Control design should also map to security monitoring and access governance, which is where NIST SP 800-53 Rev 5 Security and Privacy Controls is useful for linking onboarding to identity proofing, access enforcement, and auditability. These controls tend to break down when onboarding is outsourced across multiple sales, legal, and support systems because evidence becomes fragmented and no single owner can enforce the full decision chain.
Common Variations and Edge Cases
Tighter onboarding often increases customer friction and review overhead, requiring organisations to balance fraud reduction against conversion speed. That tradeoff becomes sharper in cross-border sales, channel-led onboarding, and enterprise procurement flows where authority is harder to verify quickly.
There is no universal standard for every B2B scenario yet, but current guidance suggests applying stronger checks when the business can trigger financial, data, or administrative access. Low-risk trial accounts may justify lighter verification, while accounts with invoicing, API keys, or delegated administration should face stronger evidence requirements. The real challenge is not just verification quality, but consistency: the same applicant should not be approved in one region and rejected in another without a documented reason.

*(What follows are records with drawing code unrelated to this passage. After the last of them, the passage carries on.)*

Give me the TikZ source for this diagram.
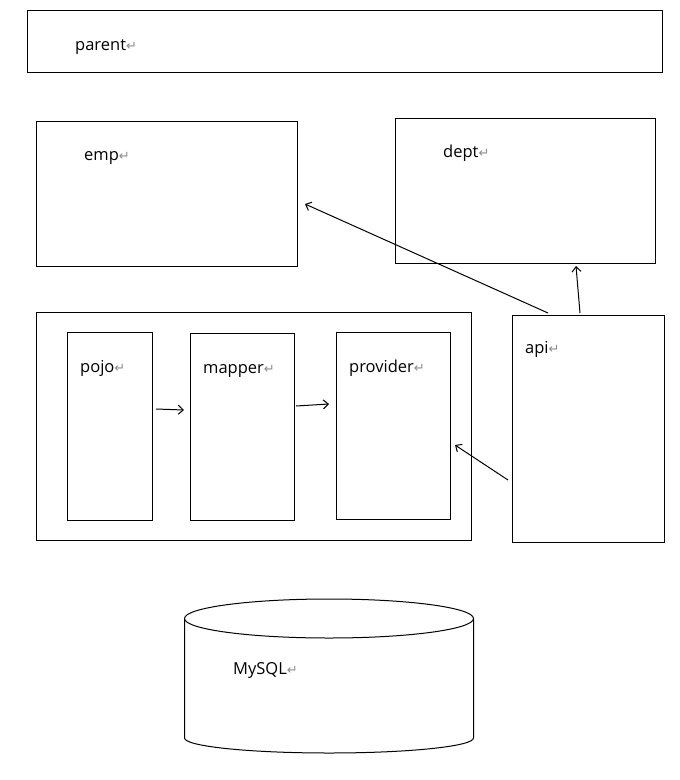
\documentclass[tikz,border=0pt]{standalone}
\usepackage{fontspec}
\setmainfont{Open Sans}
\newfontfamily\symfont{DejaVu Sans}
\usetikzlibrary{arrows.meta,calc}
\newcommand{\parmark}{{\symfont\fontsize{13}{14}\selectfont\color{black!45}\char"21B5}}
\begin{document}
\begin{tikzpicture}[x=1pt,y=-1pt,
  box/.style={draw=black, line width=1pt, inner sep=0pt, outer sep=0pt},
  lbl/.style={anchor=base west, inner sep=0pt, font=\fontsize{16.5}{20}\selectfont},
  arr/.style={line width=1pt, -{Straight Barb[length=5pt,width=9pt]}}]
\useasboundingbox[fill=white] (0,0) rectangle (680,780);
% boxes
\node[box, minimum width=635pt, minimum height=62pt] (parent) at (344.5,41) {};
\node[box, minimum width=261pt, minimum height=145pt] (emp) at (166.5,193.5) {};
\node[box, minimum width=260pt, minimum height=145pt] (dept) at (525,190.5) {};
\node[box, minimum width=435pt, minimum height=228pt] (outer) at (253.5,426) {};
\node[box, minimum width=85pt, minimum height=188pt] (pojo) at (109.5,426) {};
\node[box, minimum width=104pt, minimum height=187pt] (mapper) at (242,426.5) {};
\node[box, minimum width=114pt, minimum height=187pt] (provider) at (393,425.5) {};
\node[box, minimum width=152pt, minimum height=227pt] (api) at (588,428.5) {};
% cylinder
\draw[line width=1pt] (184.5,618.5) -- (184.5,738)
  arc[start angle=180, end angle=360, x radius=144.5, y radius=-15]
  -- (473.5,618.5);
\draw[line width=1pt] (329,618.5) ellipse[x radius=144.5, y radius=19.5];
\coordinate (mysql) at (329,680);
% labels
\node[lbl] (tparent) at (75,50.5) {parent\parmark};
\node[lbl] (temp) at (84,160.5) {emp\parmark};
\node[lbl] (tdept) at (443,157.5) {dept\parmark};
\node[lbl] (tpojo) at (80,372.5) {pojo\parmark};
\node[lbl] (tmapper) at (203,373.5) {mapper\parmark};
\node[lbl] (tprovider) at (349,372.5) {provider\parmark};
\node[lbl] (tapi) at (525,353.5) {api\parmark};
\node[lbl] (tmysql) at (233,674) {MySQL\parmark};
% arrows
\draw[arr] ($(pojo.east)+(4,-17)$) -- ($(mapper.west)+(-6,-16.5)$);
\draw[arr] ($(mapper.east)+(2,-20.5)$) -- ($(provider.west)+(-7,-21.5)$);
\draw[arr] ($(api.west)+(-4,51.5)$) -- ($(provider.east)+(5,19.5)$);
\draw[arr] ($(api.north)+(-40,-2)$) -- ($(emp.east)+(8,10.5)$);
\draw[arr] ($(api.north)+(-8,-2)$) -- ($(dept.south)+(51,3)$);
\end{tikzpicture}
\end{document}
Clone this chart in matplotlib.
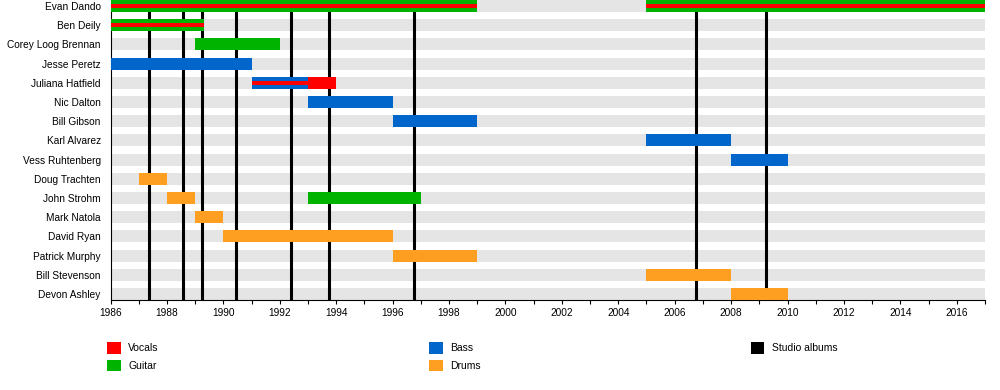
import matplotlib.pyplot as plt
from matplotlib.patches import Patch
from matplotlib.ticker import MultipleLocator

plt.rcParams['font.family'] = ['Liberation Sans', 'DejaVu Sans']

members = ['Evan Dando', 'Ben Deily', 'Corey Loog Brennan', 'Jesse Peretz',
           'Juliana Hatfield', 'Nic Dalton', 'Bill Gibson', 'Karl Alvarez',
           'Vess Ruhtenberg', 'Doug Trachten', 'John Strohm', 'Mark Natola',
           'David Ryan', 'Patrick Murphy', 'Bill Stevenson', 'Devon Ashley']

# (member, start, end)
vocals = [('Evan Dando', 1986, 1999), ('Evan Dando', 2005, 2017),
          ('Ben Deily', 1986, 1989.33), ('Juliana Hatfield', 1991, 1994)]
guitar = [('Evan Dando', 1986, 1999), ('Evan Dando', 2005, 2017),
          ('Ben Deily', 1986, 1989.33), ('Corey Loog Brennan', 1989, 1992),
          ('John Strohm', 1993, 1997)]
bass = [('Jesse Peretz', 1986, 1991), ('Juliana Hatfield', 1991, 1993),
        ('Nic Dalton', 1993, 1996), ('Bill Gibson', 1996, 1999),
        ('Karl Alvarez', 2005, 2008), ('Vess Ruhtenberg', 2008, 2010)]
drums = [('Doug Trachten', 1987, 1988), ('John Strohm', 1988, 1989),
         ('Mark Natola', 1989, 1990), ('David Ryan', 1990, 1996),
         ('Patrick Murphy', 1996, 1999), ('Bill Stevenson', 2005, 2008),
         ('Devon Ashley', 2008, 2010)]
albums = [1987.37, 1988.56, 1989.23, 1990.46, 1992.41, 1993.76, 1996.77,
          2006.74, 2009.22]

start, end = 1986, 2017
c_voc, c_gtr, c_bass, c_drum = '#FF0000', '#00B300', '#0066CC', '#FF9F22'

fig = plt.figure(figsize=(10, 3.9), dpi=100)
ax = fig.add_axes([110.5 / 1000, 90 / 390, 874.5 / 1000, 300 / 390])

pos = {m: -i for i, m in enumerate(members)}
h = 0.62

# background bands
ax.barh([pos[m] for m in members], end - start, left=start, height=h,
        color='#E5E5E5', zorder=1)

for x in albums:
    ax.axvline(x, color='black', lw=2.2, zorder=2)

def draw(segs, color, height, z):
    for m, s, e in segs:
        ax.barh(pos[m], e - s, left=s, height=height, color=color, zorder=z,
                linewidth=0)

draw(vocals, c_voc, h, 3)
draw(guitar, c_gtr, h, 4)
draw(bass, c_bass, h, 4)
draw(drums, c_drum, h, 4)
draw(vocals, c_voc, h / 3, 5)

ax.set_xlim(start, end)
ax.set_ylim(-len(members) + 1 - h / 2, h / 2)
ax.set_yticks([pos[m] for m in members])
ax.set_yticklabels(members, fontsize=7.3)
ax.tick_params(axis='y', length=0, pad=7)
ax.xaxis.set_major_locator(MultipleLocator(2))
ax.xaxis.set_minor_locator(MultipleLocator(1))
ax.tick_params(axis='x', which='both', length=3, width=0.8, labelsize=7.3,
               pad=3, direction='out')
for s in ['top', 'right']:
    ax.spines[s].set_visible(False)
for s in ['left', 'bottom']:
    ax.spines[s].set_linewidth(0.8)

groups = [(['Vocals', 'Guitar'], [c_voc, c_gtr], 107),
          (['Bass', 'Drums'], [c_bass, c_drum], 429),
          (['Studio albums'], ['black'], 750.5)]
for labels, colors, x0 in groups:
    handles = [Patch(facecolor=c, edgecolor='none', label=l)
               for l, c in zip(labels, colors)]
    fig.legend(handles=handles, loc='upper left',
               bbox_to_anchor=(x0 / 1000, 1 - 342 / 390), frameon=False,
               fontsize=7.5, borderpad=0, borderaxespad=0,
               handlelength=1.3, handleheight=1.35, handletextpad=0.75,
               labelspacing=0.58)

fig.savefig('out.png', dpi=100)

Edge cases also include resellers, subsidiaries, and merged entities, where legal identity and operational authority may not align neatly. In those situations, best practice is to validate the contracting entity, the actual service recipient, and the person requesting access as separate control points. Where fraud patterns are sophisticated, onboarding should feed risk signals into ongoing monitoring rather than treating approval as a one-time event.
That is especially important where downstream access includes privileged consoles, payment functions, or data export tools, because manual approval alone does not prevent later misuse.
Standards & Framework Alignment
This section maps relevant standards and security frameworks to the operational risks and controls described in this guidance.
NIST CSF 2.0, NIST SP 800-63, NIST SP 800-53 Rev 5 and FATF set the governance and control requirements practitioners need to meet.
| Framework | Control / Reference | Relevance |
|---|---|---|
| NIST CSF 2.0 | GV.OC, PR.AC | Onboarding fraud is a governance and access control issue, not just a workflow issue. |
| NIST SP 800-63 | Identity proofing concepts help distinguish business verification from authority verification. | |
| NIST SP 800-53 Rev 5 | AC-2 | Account management controls support approval, review, and revocation of onboarding outcomes. |
| FATF | KYC and AML expectations are directly relevant when onboarding touches financial or high-risk customers. |
Define onboarding ownership, risk thresholds, and access approval rules before accounts are activated.